Dogfooding at RudderStack: Tracking Plans Part 1

What are Tracking Plans, & why do you need one?

At RudderStack we talk a lot about the importance of owning your own data and the competitive advantage that can come from building robust analytics with complete data. Data trust is fundamental to this construct. In order to trust the data, you must trust the tools that are providing that data. That’s why we built our Data Governance API and the new Tracking Plans feature we are getting ready to beta.

RudderStack Tracking Plans are the latest offering within our Data Governance API and have been one of our most requested features to date. Unlike RudderStack Transformations, which allow you to transform your data in flight, Tracking Plans allow you to plan and prescribe what your data should look like in the first place. Tracking Plans address three fundamental issues related to streaming data:

Missing or improperly configured data breaks downstream SaaS applications and data warehouses. This causes problems like poorly executed automated campaigns and broken dashboards.
Poorly named and duplicative events and properties. This creates confusion and mismapping in downstream tools and data warehouses.
Upstream data providers make changes resulting in altered event streams. This leads to 1 and 2 above with little to no advanced notice or the ability to fix it.

How Tracking Plans solves these issues

RudderStack Tracking Plans allow you to define the specific event names and properties for each of your track, group and identify calls. In addition, you can assign the type of data associated with each property or attribute and specify whether that property or attribute is required.

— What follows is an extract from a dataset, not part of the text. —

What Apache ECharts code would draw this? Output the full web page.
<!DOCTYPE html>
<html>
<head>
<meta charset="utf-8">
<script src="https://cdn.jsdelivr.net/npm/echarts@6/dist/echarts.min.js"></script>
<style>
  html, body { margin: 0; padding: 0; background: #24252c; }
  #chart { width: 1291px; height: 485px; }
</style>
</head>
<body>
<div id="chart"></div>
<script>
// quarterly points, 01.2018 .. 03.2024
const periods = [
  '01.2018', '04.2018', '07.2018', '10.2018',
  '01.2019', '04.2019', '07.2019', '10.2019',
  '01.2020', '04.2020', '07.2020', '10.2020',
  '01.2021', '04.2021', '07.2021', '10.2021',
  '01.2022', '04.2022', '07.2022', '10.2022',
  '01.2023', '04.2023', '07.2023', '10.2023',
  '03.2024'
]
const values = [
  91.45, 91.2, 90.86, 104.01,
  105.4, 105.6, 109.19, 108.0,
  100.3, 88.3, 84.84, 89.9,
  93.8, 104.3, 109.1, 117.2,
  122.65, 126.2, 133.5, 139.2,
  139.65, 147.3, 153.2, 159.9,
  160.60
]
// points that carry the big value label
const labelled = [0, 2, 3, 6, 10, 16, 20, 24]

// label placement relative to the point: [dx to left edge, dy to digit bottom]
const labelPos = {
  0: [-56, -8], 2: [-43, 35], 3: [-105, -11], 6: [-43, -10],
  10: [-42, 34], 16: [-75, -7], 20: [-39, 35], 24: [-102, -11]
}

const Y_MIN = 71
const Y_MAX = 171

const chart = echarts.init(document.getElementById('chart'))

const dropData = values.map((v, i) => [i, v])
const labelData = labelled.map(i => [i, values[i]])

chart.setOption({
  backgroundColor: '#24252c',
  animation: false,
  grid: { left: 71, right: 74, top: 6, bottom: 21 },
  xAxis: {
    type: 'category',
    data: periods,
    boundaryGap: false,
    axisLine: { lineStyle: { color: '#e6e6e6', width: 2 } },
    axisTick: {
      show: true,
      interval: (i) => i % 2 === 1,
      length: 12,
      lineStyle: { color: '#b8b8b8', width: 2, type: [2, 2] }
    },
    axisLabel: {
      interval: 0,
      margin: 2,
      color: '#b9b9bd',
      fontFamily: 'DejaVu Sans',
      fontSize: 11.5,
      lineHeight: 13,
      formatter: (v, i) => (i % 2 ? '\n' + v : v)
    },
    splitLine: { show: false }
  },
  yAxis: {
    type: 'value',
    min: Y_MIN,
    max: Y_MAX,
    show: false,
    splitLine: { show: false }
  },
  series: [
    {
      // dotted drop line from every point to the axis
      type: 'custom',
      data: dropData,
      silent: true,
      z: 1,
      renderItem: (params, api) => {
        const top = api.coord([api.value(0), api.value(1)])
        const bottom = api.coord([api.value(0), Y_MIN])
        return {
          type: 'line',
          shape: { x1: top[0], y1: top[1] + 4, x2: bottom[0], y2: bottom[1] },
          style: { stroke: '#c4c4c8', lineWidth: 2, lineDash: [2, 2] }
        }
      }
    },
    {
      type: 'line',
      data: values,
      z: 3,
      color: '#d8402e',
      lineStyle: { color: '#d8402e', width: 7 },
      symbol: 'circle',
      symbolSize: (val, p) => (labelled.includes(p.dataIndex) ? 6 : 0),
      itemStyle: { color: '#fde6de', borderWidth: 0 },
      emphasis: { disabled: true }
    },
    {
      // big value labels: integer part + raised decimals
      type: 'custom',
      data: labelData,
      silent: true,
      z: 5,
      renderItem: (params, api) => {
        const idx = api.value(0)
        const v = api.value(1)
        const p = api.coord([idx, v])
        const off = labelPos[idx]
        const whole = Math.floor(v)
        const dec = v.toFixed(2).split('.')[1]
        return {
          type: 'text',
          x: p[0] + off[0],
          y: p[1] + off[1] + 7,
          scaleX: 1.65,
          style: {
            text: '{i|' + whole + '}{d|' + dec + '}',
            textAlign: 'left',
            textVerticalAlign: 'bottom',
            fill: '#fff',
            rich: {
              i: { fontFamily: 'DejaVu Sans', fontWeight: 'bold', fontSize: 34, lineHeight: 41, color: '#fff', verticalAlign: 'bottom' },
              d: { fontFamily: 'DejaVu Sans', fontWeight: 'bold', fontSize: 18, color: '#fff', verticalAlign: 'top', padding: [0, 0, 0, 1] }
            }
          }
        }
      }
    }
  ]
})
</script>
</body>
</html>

The Tracking Plans API also supports versioning for better control of your data streaming.

With your Tracking Plans in place, you can use the existing Data Governance API’s to evaluate your inbound events, payload samples and metadata to compare them against your plans. You can also use the RudderTyper tool we’re releasing alongside Tracking Plans. RudderTyper is a tool for generating strongly-typed RudderStack analytics library wrappers based on your published tracking plan specs, meaning your data will conform to your defined schema upon capture.

What does the future hold?

Well, that’s where we need your help. We are currently working with a few Alpha customers and using Tracking Plans ourselves on our own production instance of RudderStack. What we have on the roadmap are decisions about what types of errors or schema violations we want to track and then how to handle them. Although not set in stone, here is a sneak peak into what we’re thinking so far:

Violation Type	Description	Action Taken
Unplanned Events	An event for which no schema has been defined.
Unplanned Properties	The event is defined but the property or attribute does not exist in the schema
Mismatched Data Type	Data type for a particular property does not match what is defined in the schema
Required Field Missing	The payload is missing a property set as required in the schema

Once this feature is fully built, the actions taken on each of these violations could include one or more of the following:

Rejecting the entire payload
Accepting the entire payload and sending it to downstream destinations w/ a warning flag
Rerouting the entire payload to an S3 bucket (aka “dead letter queue”)
Removing the additional properties from the payload that are not defined in the schema
Inserting default values for required fields missing in the schema
More advanced options based on schema comparisons outlined here: https://ajv.js.org/options.html

So, where do you start?

Connect with us on Slack or shoot us an email if you are interested in participating.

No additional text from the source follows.